出版が非常に少ないラオスでは公共の図書館や学校図書館が脆弱で、子ども達はなかなか本を読む機会がなく、文字学習にも影響が出ていると言われています。そこで、一般の本に加え絵本や児童書を数多く揃えた子どもが楽しめる図書館として、2006年にヴィエンチャン市立図書館がオープンしました。以来、毎日300人が来館し、その9割以上が高校生以下の子どもです。建設から関わってきたエファジャパンは、司書経験の無い職員の研修や定期的な蔵書の購入、延長開館の経費などを継続して支援しています。
図書館がオープンして3年目の2009年夏、より多くの子ども達へ本の楽しみを届けるため、支援の一環として移動図書館を始めました。一部の学校には50~60冊の本が入った図書箱が置いてありますが、それすらも無い他の多くの学校では移動図書館が唯一本に触れる機会です。集まる子どもは70人~250人くらい。子ども達の母親や村人が混ざっていることもあります。

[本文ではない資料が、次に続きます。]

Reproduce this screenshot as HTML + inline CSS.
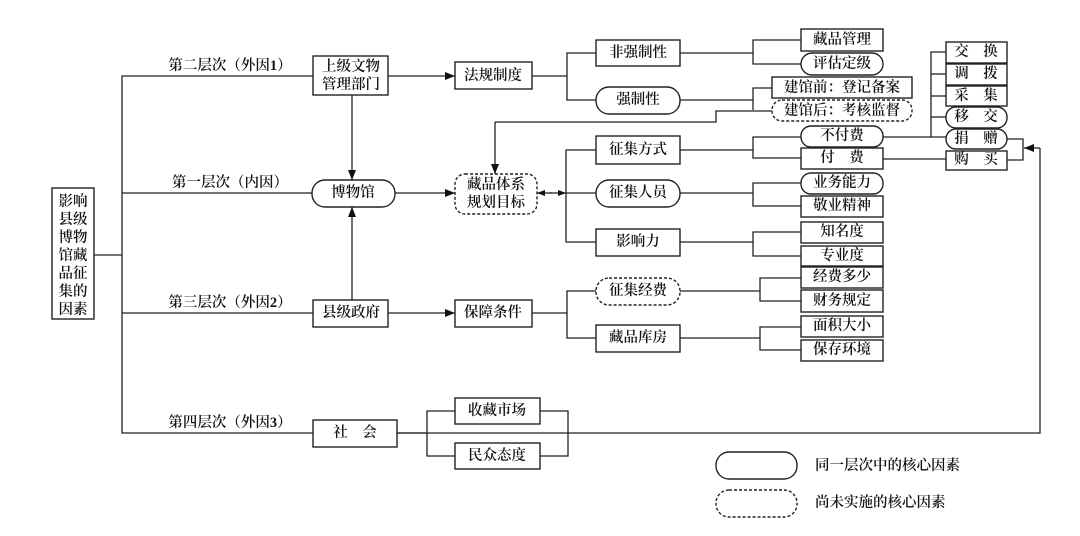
<!DOCTYPE html>
<html><head><meta charset="utf-8"><style>
html,body{margin:0;padding:0;background:#fff;}
svg{display:block;}
text{font-family:"Liberation Serif","Noto Serif CJK SC",serif;font-size:14.5px;font-weight:600;fill:#111;text-anchor:middle;dominant-baseline:central;}
.l{text-anchor:start;}
rect{fill:#fff;stroke:#222;stroke-width:1.4;}
.d{stroke-dasharray:3 2;}
line,polyline{stroke:#222;stroke-width:1.3;fill:none;}
</style></head><body>
<svg width="1080" height="536" viewBox="0 0 1080 536">
<defs><marker id="a" markerWidth="10" markerHeight="8" refX="10" refY="4" orient="auto" markerUnits="userSpaceOnUse"><path d="M0,0L10,4L0,8z" fill="#111"/></marker>
<marker id="s" markerWidth="8" markerHeight="6" refX="8" refY="3" orient="auto" markerUnits="userSpaceOnUse"><path d="M0,0L8,3L0,6z" fill="#111"/></marker></defs>
<line x1="94" y1="255" x2="122" y2="255"/>
<polyline points="313,76 122,76 122,433 568,433"/>
<line x1="122" y1="193" x2="313" y2="193"/>
<line x1="122" y1="313" x2="313" y2="313"/>
<rect x="52" y="188" width="42" height="131"/>
<text x="73" y="202">影响</text><text x="73" y="220">县级</text><text x="73" y="238">博物</text><text x="73" y="256">馆藏</text><text x="73" y="274">品征</text><text x="73" y="292">集的</text><text x="73" y="310">因素</text>
<text x="230" y="66">第二层次（外因1）</text>
<text x="230" y="183">第一层次（内因）</text>
<text x="230" y="303">第三层次（外因2）</text>
<text x="230" y="423">第四层次（外因3）</text>
<rect x="313" y="56" width="75" height="39"/>
<text x="351" y="67">上级文物</text><text x="351" y="85">管理部门</text>
<line x1="388" y1="76" x2="455" y2="76" marker-end="url(#a)"/>
<line x1="352" y1="95" x2="352" y2="180" marker-end="url(#a)"/>
<rect x="455" y="62" width="77" height="27"/><text x="493" y="76">法规制度</text>
<polyline points="532,76 567,76"/>
<polyline points="596,53 567,53 567,100 596,100"/>
<rect x="596" y="40" width="84" height="26"/><text x="638" y="53">非强制性</text>
<rect x="596" y="87" width="84" height="27" rx="13"/><text x="638" y="100">强制性</text>
<line x1="680" y1="53" x2="753" y2="53"/>
<polyline points="803,40 753,40 753,64 803,64"/>
<rect x="801" y="29" width="82" height="22"/><text x="842" y="40">藏品管理</text>
<rect x="801" y="53" width="82" height="22" rx="11"/><text x="842" y="64">评估定级</text>
<line x1="680" y1="100" x2="753" y2="100"/>
<polyline points="772,88 753,88 753,110"/>
<polyline points="772,111 716,111 716,122 495,122"/>
<line x1="495" y1="122" x2="495" y2="174" marker-end="url(#a)"/>
<rect x="772" y="77" width="140" height="21"/><text x="842" y="88">建馆前：登记备案</text>
<rect x="772" y="100" width="140" height="21" rx="10" class="d"/><text x="842" y="111">建馆后：考核监督</text>
<rect x="312" y="180" width="83" height="27" rx="13"/><text x="353" y="193">博物馆</text>
<line x1="395" y1="193" x2="455" y2="193" marker-end="url(#a)"/>
<rect x="455" y="174" width="82" height="40" rx="10" class="d"/>
<text x="496" y="185">藏品体系</text><text x="496" y="203">规划目标</text>
<line x1="552" y1="193" x2="537" y2="193" marker-end="url(#s)"/>
<line x1="550" y1="193" x2="566" y2="193" marker-end="url(#s)"/>
<line x1="566" y1="193" x2="596" y2="193"/>
<polyline points="596,150 566,150 566,242 596,242"/>
<rect x="596" y="136" width="84" height="28"/><text x="638" y="150">征集方式</text>
<rect x="596" y="180" width="84" height="27" rx="13"/><text x="638" y="193">征集人员</text>
<rect x="596" y="229" width="84" height="27"/><text x="638" y="242">影响力</text>
<line x1="680" y1="150" x2="753" y2="150"/>
<polyline points="801,137 753,137 753,158 801,158"/>
<rect x="801" y="126" width="82" height="21" rx="10"/><text x="842" y="136">不付费</text>
<rect x="801" y="148" width="82" height="21"/><text x="842" y="158">付　费</text>
<line x1="883" y1="137" x2="946" y2="137"/>
<polyline points="946,52 931,52 931,137"/>
<line x1="931" y1="74" x2="946" y2="74"/><line x1="931" y1="96" x2="946" y2="96"/><line x1="931" y1="117" x2="946" y2="117"/>
<line x1="883" y1="159" x2="946" y2="159"/>
<rect x="946" y="42" width="61" height="21"/><text x="976" y="52">交　换</text>
<rect x="946" y="64" width="61" height="21"/><text x="976" y="74">调　拨</text>
<rect x="946" y="86" width="61" height="20"/><text x="976" y="96">采　集</text>
<rect x="946" y="107" width="61" height="21" rx="10"/><text x="976" y="117">移　交</text>
<rect x="946" y="129" width="61" height="20" rx="10"/><text x="976" y="139">捐　赠</text>
<rect x="946" y="151" width="61" height="19"/><text x="976" y="160">购　买</text>
<polyline points="1007,139 1023,139 1023,160 1007,160"/>
<polyline points="568,433 1040,433 1040,148"/>
<line x1="1040" y1="148" x2="1024" y2="148" marker-end="url(#a)"/>
<line x1="680" y1="193" x2="753" y2="193"/>
<polyline points="801,183 753,183 753,206 801,206"/>
<rect x="801" y="173" width="82" height="21" rx="10"/><text x="842" y="183">业务能力</text>
<rect x="801" y="196" width="82" height="21"/><text x="842" y="206">敬业精神</text>
<line x1="680" y1="242" x2="753" y2="242"/>
<polyline points="801,232 753,232 753,256 801,256"/>
<rect x="801" y="222" width="82" height="21"/><text x="842" y="232">知名度</text>
<rect x="801" y="246" width="82" height="20"/><text x="842" y="256">专业度</text>
<line x1="352" y1="300" x2="352" y2="207" marker-end="url(#a)"/>
<rect x="313" y="300" width="75" height="27"/><text x="351" y="313">县级政府</text>
<line x1="388" y1="313" x2="455" y2="313" marker-end="url(#a)"/>
<rect x="455" y="300" width="77" height="27"/><text x="493" y="313">保障条件</text>
<line x1="532" y1="313" x2="567" y2="313"/>
<polyline points="596,291 567,291 567,338 596,338"/>
<rect x="596" y="278" width="84" height="27" rx="13" class="d"/><text x="638" y="291">征集经费</text>
<rect x="596" y="325" width="84" height="27"/><text x="638" y="338">藏品库房</text>
<line x1="680" y1="291" x2="760" y2="291"/>
<polyline points="801,278 760,278 760,301 801,301"/>
<line x1="680" y1="338" x2="760" y2="338"/>
<polyline points="801,327 760,327 760,350 801,350"/>
<rect x="801" y="267" width="82" height="21"/><text x="842" y="277">经费多少</text>
<rect x="801" y="290" width="82" height="22"/><text x="842" y="301">财务规定</text>
<rect x="801" y="316" width="82" height="21"/><text x="842" y="326">面积大小</text>
<rect x="801" y="340" width="82" height="21"/><text x="842" y="350">保存环境</text>
<rect x="313" y="420" width="84" height="27"/><text x="355" y="433">社　会</text>
<line x1="397" y1="433" x2="427" y2="433"/>
<polyline points="455,411 427,411 427,456 455,456"/>
<polyline points="540,411 568,411 568,456 540,456"/>
<rect x="455" y="398" width="85" height="26"/><text x="497" y="411">收藏市场</text>
<rect x="455" y="443" width="85" height="26"/><text x="497" y="456">民众态度</text>
<rect x="716" y="452" width="81" height="27" rx="13"/>
<text x="815" y="466" class="l">同一层次中的核心因素</text>
<rect x="716" y="490" width="81" height="27" rx="13" class="d"/>
<text x="815" y="503" class="l">尚未实施的核心因素</text>
</svg>
</body></html>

移動図書館では、子どもたちが思い思いに本を読む時間の他に、もっと本に親しめるよう読み聞かせやゲームなども楽しみます。
子どもたちは
「新しいお話を聞けて楽しい。読み聞かせの時間をもっと増やしてほしいです。」
ととても楽しみにしている様子。
移動図書館に来ていた母親の一人は、
「これまでこのような活動はなかったので、移動図書館が来てくれるようになって喜んでいます。子どもたちがいつも本を読めるように、学校に図書室を作って欲しいと思います。」
と言っていました。
村人も本の持つ力を実感し、子どもにもっと読書する機会を与えたいと考え始めているようです。